O Estado de S.Paulo - 09/05
Não há como não reconhecer o mérito das administrações petistas em promover mudanças na política econômica a fim de conferir maior ênfase às questões distributivas, para atenuar um quadro secular de má distribuição de renda, que nos coloca entre os países mais desiguais do mundo. Cumprida uma parte importante, ainda incompleta, da agenda de estabilização monetária, fazia todo sentido que o governo Lula criasse programas governamentais de transferências interpessoais de renda, para reforçar os efeitos benéficos do programa de maior impacto redistributivo, o próprio Plano Real.
O Bolsa Família é um bem-sucedido programa de redistribuição de renda, pois é focado em grupos socioeconômicos mais vulneráveis e previamente identificados, é financiado via dotações orçamentárias e é acompanhado por algumas exigências, relacionadas a cuidados com a educação e saúde das famílias beneficiárias, que aumentam a efetividade do programa. De acordo com relatos oficiais, o Bolsa Família atinge hoje 36 milhões de beneficiários, sendo extremamente importante para manter um determinado nível de demanda, de renda e de emprego em algumas regiões do País.

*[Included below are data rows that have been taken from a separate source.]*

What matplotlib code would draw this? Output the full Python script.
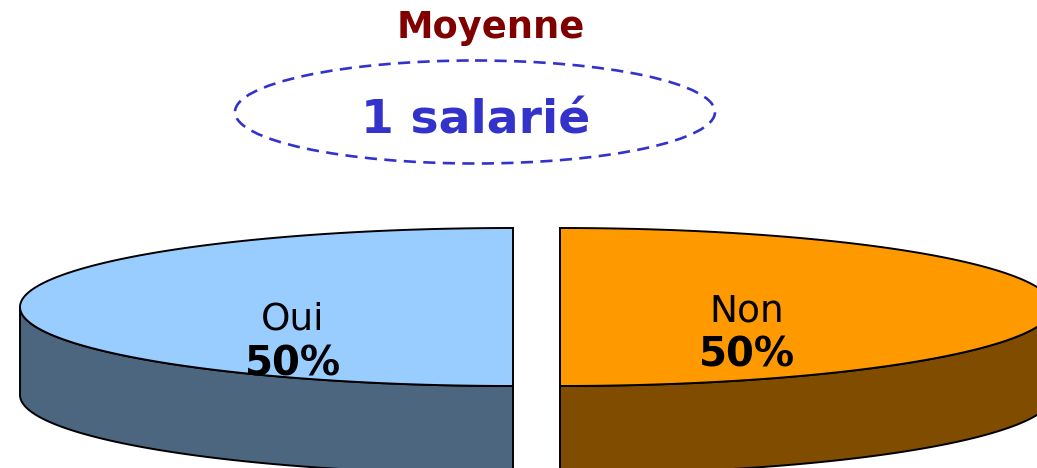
import numpy as np
import matplotlib
matplotlib.use('Agg')
import matplotlib.pyplot as plt
from matplotlib.patches import Ellipse, Polygon

# data
categories = ['Oui', 'Non']
shares = [50, 50]
top_colors = ['#99CCFF', '#FF9900']
side_colors = ['#4D6680', '#804D00']
title = 'Moyenne'
mean_label = '1 salarié'

# geometry of the flattened pie, in pixels
centers_x = [513, 560]
center_y = 307
rx, ry = 493, 79
depth = 88
label_pos = [(293, 330), (747, 321)]

fig = plt.figure(figsize=(10.37, 4.68), dpi=100)
ax = fig.add_axes([0, 0, 1, 1])
ax.set_xlim(0, 1037)
ax.set_ylim(468, 0)
ax.axis('off')

total = sum(shares)
for i, share in enumerate(shares):
    # first slice goes counter clockwise from the top, second one clockwise
    sweep = 360.0 * share / total
    if i == 0:
        t = np.radians(np.linspace(90, 90 + sweep, 200))
    else:
        t = np.radians(np.linspace(90, 90 - sweep, 200))
    x = centers_x[i] + rx * np.cos(t)
    y = center_y - ry * np.sin(t)

    # side wall, only the lower half of the rim
    low = y >= center_y - 0.01
    xs = x[low]
    ys = y[low]
    wall = np.vstack([np.column_stack([xs, ys]),
                      np.column_stack([xs[::-1], ys[::-1] + depth])])
    ax.add_patch(Polygon(wall, closed=True, facecolor=side_colors[i],
                         edgecolor='black', linewidth=1.4, zorder=2))

    # top face
    top = np.column_stack([x, y])
    ax.add_patch(Polygon(top, closed=True, facecolor=top_colors[i],
                         edgecolor='black', linewidth=1.4, zorder=3))

    ax.text(label_pos[i][0], label_pos[i][1], categories[i], fontsize=27,
            ha='center', va='baseline', color='black', zorder=4)
    ax.text(label_pos[i][0], label_pos[i][1] + 45.5, f'{shares[i]}%', fontsize=29,
            fontweight='bold', ha='center', va='baseline', color='black', zorder=4)

ax.text(490.5, 38.5, title, fontsize=26.5, fontweight='bold', color='#800000',
        ha='center', va='baseline')
ax.add_patch(Ellipse((475, 112), 480, 103, fill=False, edgecolor='#3333CC',
                     linewidth=1.9, linestyle=(0, (4.6, 2.8))))
ax.text(475.5, 134, mean_label, fontsize=34, fontweight='bold', color='#3333CC',
        ha='center', va='baseline')

fig.savefig('out.png', dpi=100)
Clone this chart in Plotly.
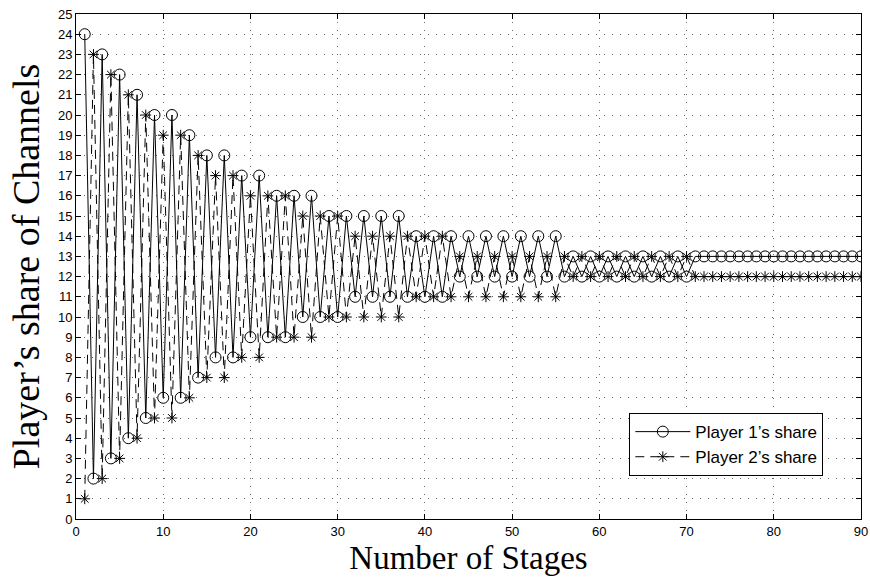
import plotly.graph_objects as go

stages = list(range(1, 91))
player1_share = [24, 2, 23, 3, 22, 4, 21, 5, 20, 6,
                 20, 6, 19, 7, 18, 8, 18, 8, 17, 9,
                 17, 9, 16, 9, 16, 10, 16, 10, 15, 10,
                 15, 11, 15, 11, 15, 11, 15, 11, 14, 11,
                 14, 11, 14, 12, 14, 12, 14, 12, 14, 12,
                 14, 12, 14, 12, 14, 12, 13, 12, 13, 12,
                 13, 12, 13, 12, 13, 12, 13, 12, 13, 12,
                 13, 13, 13, 13, 13, 13, 13, 13, 13, 13,
                 13, 13, 13, 13, 13, 13, 13, 13, 13, 13]
player2_share = [1, 23, 2, 22, 3, 21, 4, 20, 5, 19,
                 5, 19, 6, 18, 7, 17, 7, 17, 8, 16,
                 8, 16, 9, 16, 9, 15, 9, 15, 10, 15,
                 10, 14, 10, 14, 10, 14, 10, 14, 11, 14,
                 11, 14, 11, 13, 11, 13, 11, 13, 11, 13,
                 11, 13, 11, 13, 11, 13, 12, 13, 12, 13,
                 12, 13, 12, 13, 12, 13, 12, 13, 12, 13,
                 12, 12, 12, 12, 12, 12, 12, 12, 12, 12,
                 12, 12, 12, 12, 12, 12, 12, 12, 12, 12]
x_ticks = [0, 10, 20, 30, 40, 50, 60, 70, 80, 90]
y_ticks = list(range(0, 26))

fig = go.Figure()
fig.add_trace(go.Scatter(
    x=stages, y=player1_share, mode="lines+markers", name="Player 1’s share",
    line=dict(color="black", width=1),
    marker=dict(symbol="circle-open", size=11, color="black", line=dict(width=1, color="black")),
))
fig.add_trace(go.Scatter(
    x=stages, y=player2_share, mode="lines+markers", name="Player 2’s share",
    line=dict(color="black", width=1, dash="9px,6px"),
    marker=dict(symbol="asterisk-open", size=9, color="black", line=dict(width=1, color="black")),
))

axis_common = dict(
    showline=True, linecolor="black", linewidth=1, mirror="ticks",
    ticks="inside", ticklen=5, tickcolor="black",
    showgrid=True, gridcolor="rgba(0,0,0,0.6)", gridwidth=1, griddash="1px,7px",
    zeroline=False, automargin=False, ticklabeloverflow="allow",
    tickfont=dict(family="Liberation Sans, Arial", size=13, color="black"),
)

fig.update_xaxes(range=[0, 90], tickvals=x_ticks,
                 title=dict(text="Number of Stages", standoff=8,
                            font=dict(family="Liberation Serif, Times New Roman", size=33, color="black")),
                 **axis_common)
fig.update_yaxes(range=[0, 25], tickvals=y_ticks,
                 title=dict(text="Player’s share of Channels", standoff=6,
                            font=dict(family="Liberation Serif, Times New Roman", size=38, color="black")),
                 **axis_common)

fig.update_layout(
    width=870, height=579,
    margin=dict(l=76, r=9, t=14, b=60),
    paper_bgcolor="white", plot_bgcolor="white",
    legend=dict(x=0.952, y=0.085, xanchor="right", yanchor="bottom",
                bgcolor="white", bordercolor="black", borderwidth=1,
                font=dict(family="Liberation Sans, Arial", size=17, color="black"),
                itemwidth=55, tracegroupgap=0),
    showlegend=True,
)

# remove the default 8px page margin so the figure fills the window exactly
fig.write_html("out.html",
               config={"displayModeBar": False},
               post_script="document.body.style.margin='0';document.body.style.overflow='hidden';")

Paralelamente a essa melhoria nos indicadores de distribuição de renda, estamos sendo submetidos a um processo inflacionário persistente que, em certa medida, pode contribuir para desfazer parte dos benefícios dos programas oficiais de transferência de renda, como parte das inúmeras distorções econômicas provocadas pela inflação.
No Brasil, anos de convivência com taxas elevadas de inflação, antes da introdução da correção monetária, e a experiência de outros países que enfrentaram surtos de alta inflação já mostraram os efeitos nocivos daquele processo sobre as finanças empresariais, ao dilapidar o capital de giro, os fundos para compensar a depreciação dos ativos fixos e para evitar a obsolescência tecnológica e aqueles recursos destinados ao financiamento de projetos de investimento de longo prazo. Todos esses impactos sobre as finanças empresariais continuam presentes hoje, mesmo com uma taxa de inflação mais civilizada e na ausência de mecanismos formais de indexação.
No entanto, além dos efeitos sobre as finanças das empresas, sabe-se que a persistência de uma taxa de inflação nos níveis atuais por prazos longos provoca distorções na distribuição de renda, ao corroer salários e ordenados fixados em termos monetários ou cuja variação não acompanha a elevação do custo de vida. Essa queda nos salários reais é uma forma de tributação arbitrária sobre o fluxo de renda dos assalariados, cuja incidência é aleatória, penalizando mais os que percebem remunerações fixas em termos nominais, vale dizer, empregados nos setores público e privado, aposentados e pensionistas e trabalhadores sobrevivendo no setor informal da economia. Além do mais, a inflação não apenas reduz a capacidade de adquirir bens e serviços correntes, ao contrair os salários reais, mas também penaliza o estoque de ativos monetários das famílias e dos indivíduos, com a diminuição do valor real da riqueza mantida sob a forma de saldos monetários. A inflação reduz a capacidade de consumo atual e também o padrão de vida futuro dos detentores de riqueza fixada em termos nominais. Dessa forma, ela pode funcionar como um mecanismo de transferência intertemporal de desigualdade de renda.
Em resumo, observa-se, nas duas últimas administrações, um processo consentido de redistribuição de renda, cujo melhor exemplo é o Bolsa Família, que é focado, com tamanho e custos conhecidos e cujo resultado pode ser avaliado. Em contrapartida, ocorre também um processo de concentração de renda, que não passa pelos canais formais de aprovação política, cujo tamanho e incidência são arbitrários e difusos, mas que penaliza com maior rigor os que recebem fluxos de renda fixos e cujos ajustes anuais não acompanham a taxa de inflação. Não se trata evidentemente de apurar o efeito líquido dos dois processos divergentes e contraditórios. Trata-se, isso sim, de dar fim a uma atitude de complacência com a inflação, que nos faz mirar o teto da meta como sendo a versão tupiniquim do regime de metas de inflação. E, ao fazê-lo, permite o funcionamento de um mecanismo perverso de concentração de renda que contradiz a retórica oficial das duas últimas administrações, comandadas por um partido político supostamente destinado a defender os interesses dos trabalhadores.